Tra la porta del carcere che si apre e la porta del carcere che si chiude, vive la vicenda di Un eroe, dove, nell’affannosa ricerca di equilibrio dei suoi protagonisti, in bilico tra verità e menzogna, si esalta la capacità drammaturgica di Asghar Farhadi, regista capace di essere realista nel raccontare un apologo e abilmente teatrale nel servire una storia che può essere vera. Nell’Iran dove è tornato a girare, dopo le sortite in terra di Francia e Spagna, il suo nono lungometraggio – premio speciale della giuria a Cannes e in corsa agli Oscar per il film straniero – trova l’occasione anche per un lucido e limpido discorso politico.
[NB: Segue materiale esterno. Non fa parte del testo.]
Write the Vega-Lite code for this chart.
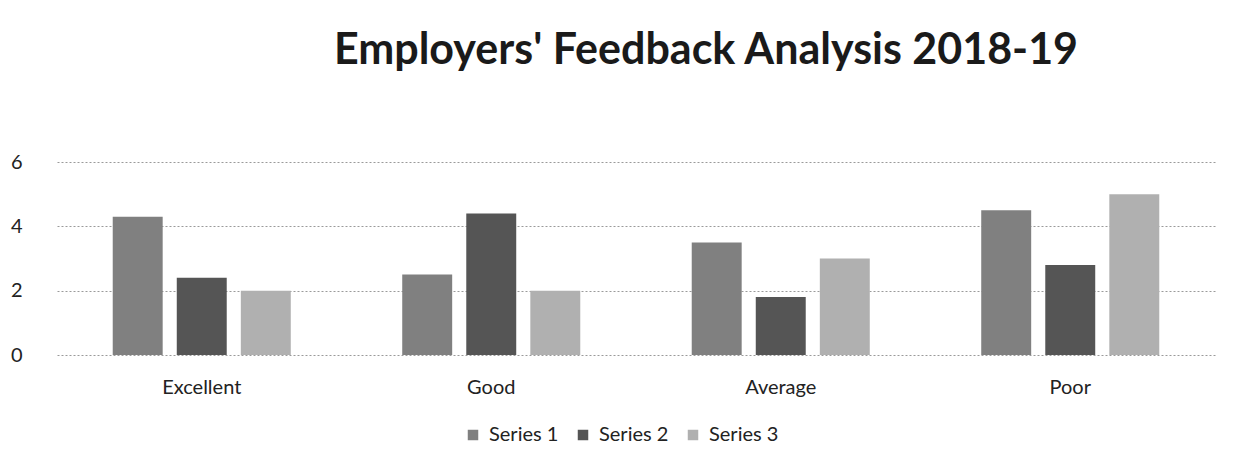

Siamo nell’Iran sudorientale, a Shiraz, centro culturale e botanico. Il trentenne Rahim, in prigione a causa di un debito che non è riuscito a ripagare, approfitta di un permesso di due giorni per convincere il suo creditore a ritirare la denuncia. È entrato per caso in possesso di una borsa piena di monete d’oro, trovata dalla donna che vuole sposare, ma d’impulso decide di non usare quel denaro “sporco”, e di restituirlo alla legittima proprietaria. Il fatto diviene noto e Rahim si trasforma quasi suo malgrado nell’eroe del giorno, l’eroe utile perché ognuno si faccia vanto del suo gesto, ma… La serie di “ma”, che si innesca un attimo dopo che tutti hanno fatto la foto ricordo sul giornale, è un precipizio senza fine per Rahim, una caduta coinvolgente in un gioco feroce primattori e comparse che gli stanno attorno, mentre i social network (pure in un Paese fondamentalista!) fanno la loro. Dilemmi da filosofia morale e usi propagandistici del beau geste si intrecciano inestricabilmente, tra misere serate di beneficenza e falliti colloqui d’assunzione, fino a mettere in pericolo l’unica cosa su cui Rahim non accetta di negoziare, il rapporto con il figlio decenne, afflitto da grave balbuzie. Fanno da fil rouge alla storia di Un eroe il tema del denaro – pensato, agognato, accaparrato, donato, rifiutato e in ultima istanza maledetto – e quello della famiglia, l’unica cellula per quanto impotente di umanità e riscatto.
Non adatto agli ansiosi, questa sorta di thriller morale di cui Farhadi ha il copyright non si serve mai dell’ellissi. Ogni scena si svolge a favore di una telecamera che non stacca prima di aver completato il suo diligente mestiere. La grande forza del cinema dì Fahradi è quella di dire tutto e di non distogliere mai lo sguardo, toccando a un tempo gli opposti: la mancanza di pietà, che gli deriva dal coraggio dell’onestà costi quel che costi, si congiunge alla pietas provata per i suoi poveri e umanissimi “eroi”. È invece a parte l’uso che il regista iraniano fa qui degli schermi della tv a colori e di quelli dei telefonini con uso di social, a simbolo dell’accresciuta visuale dello spettatore moderno, che crede di veder tutto e di più e invece, forse, vede meno.
La polemica con i fondamentalisti
Prodotto da Memento Production e Asghar Farhadi Production, distribuito in Italia da Lucky Red (dal 3 gennaio 2022), il film è interpretato dagli eccellenti Amir Jadidi, Mohsen Tanabandeh, Fereshteh Sadrorafaii. È anche sceneggiatore Farhadi che, a 49 anni, vanta un cv spettacolare: è stato premiato con l’Orso d’argento al festival di Berlino per About Elly e ha vinto due premi Oscar per Una separazione e Il cliente. Il terzo Oscar potrebbe essere “snobbato”. Una dichiarazione rilasciata all’Ansa e diffusa il 21 novembre ha riportato direttamente Fahradi nel cuore del suo Paese. Un gruppo di fondamentalisti lo accusa di aver preso posizioni vaghe sulla situazione politica dell’Iran, dispiacendosi che questo film lo rappresenti agli Oscar. Farhadi, che dal canto suo ha criticato l’uccisione e l’arresto di migliaia di manifestanti avvenuti durante le proteste del 2017 e del 2019 e l’attuale situazione delle donne nel Paese, ribatte: “Se la presentazione del mio film da parte dell’Iran agli Oscar porta alla conclusione che sono sotto la tua bandiera, dichiaro esplicitamente che non ho problemi a revocare questa decisione”. Gli eroi come gli artisti sanno bene che cosa è la coerenza.